> [The task]:
Tally the lines that contain "this" and report the total alone.

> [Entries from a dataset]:

BEGIN

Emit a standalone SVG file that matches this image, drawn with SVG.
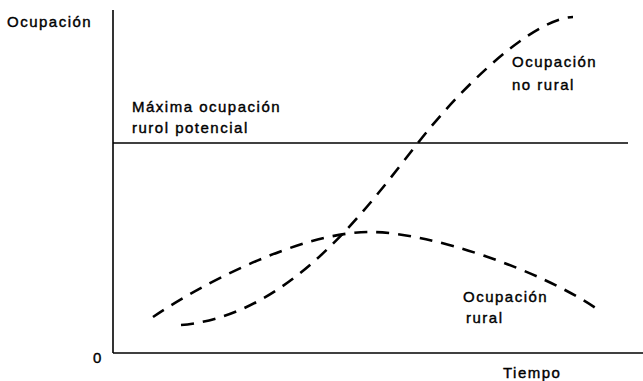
<svg xmlns="http://www.w3.org/2000/svg" width="643" height="381" viewBox="0 0 643 381">
<style>
.t{font-family:"Liberation Sans",Arial,sans-serif;font-size:15px;letter-spacing:1.5px;fill:#000;stroke:#000;stroke-width:0.4}
.ax{stroke:#000;stroke-width:1.6;fill:none}
.d{stroke:#000;stroke-width:2.6;fill:none;stroke-dasharray:13 9}
</style>
<rect width="643" height="381" fill="#fff"/>
<g id="axes">
<line class="ax" x1="113" y1="10" x2="113" y2="353"/>
<line class="ax" x1="113" y1="353" x2="643" y2="353"/>
<text class="t" x="7" y="27">Ocupación</text>
<text class="t" x="93" y="363">0</text>
<text class="t" x="503" y="378">Tiempo</text>
</g>
<g id="max-line">
<line class="ax" x1="113" y1="143" x2="628" y2="143"/>
<text class="t" x="132" y="112">Máxima ocupación</text>
<text class="t" x="132" y="133">rurol potencial</text>
</g>
<g id="connectors">
<path id="rural-curve" class="d" d="M153,317 C200,285 300,232 370,232 C430,232 540,270 597,309"/>
<path id="norural-curve" class="d" d="M181,325 C300,315 380,188 430,128 C480,68 540,18 573,17"/>
</g>
<g id="label-norural">
<text class="t" x="512" y="67">Ocupación</text>
<text class="t" x="512" y="90">no rural</text>
</g>
<g id="label-rural">
<text class="t" x="463" y="302">Ocupación</text>
<text class="t" x="466" y="323">rural</text>
</g>
</svg>
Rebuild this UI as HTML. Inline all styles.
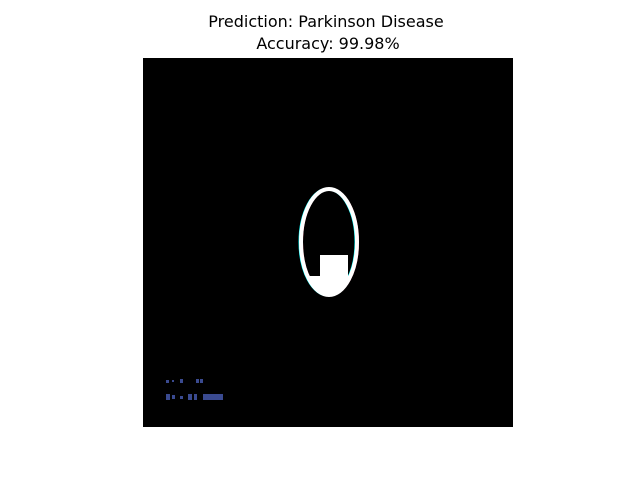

END

> [Exercise response]:
2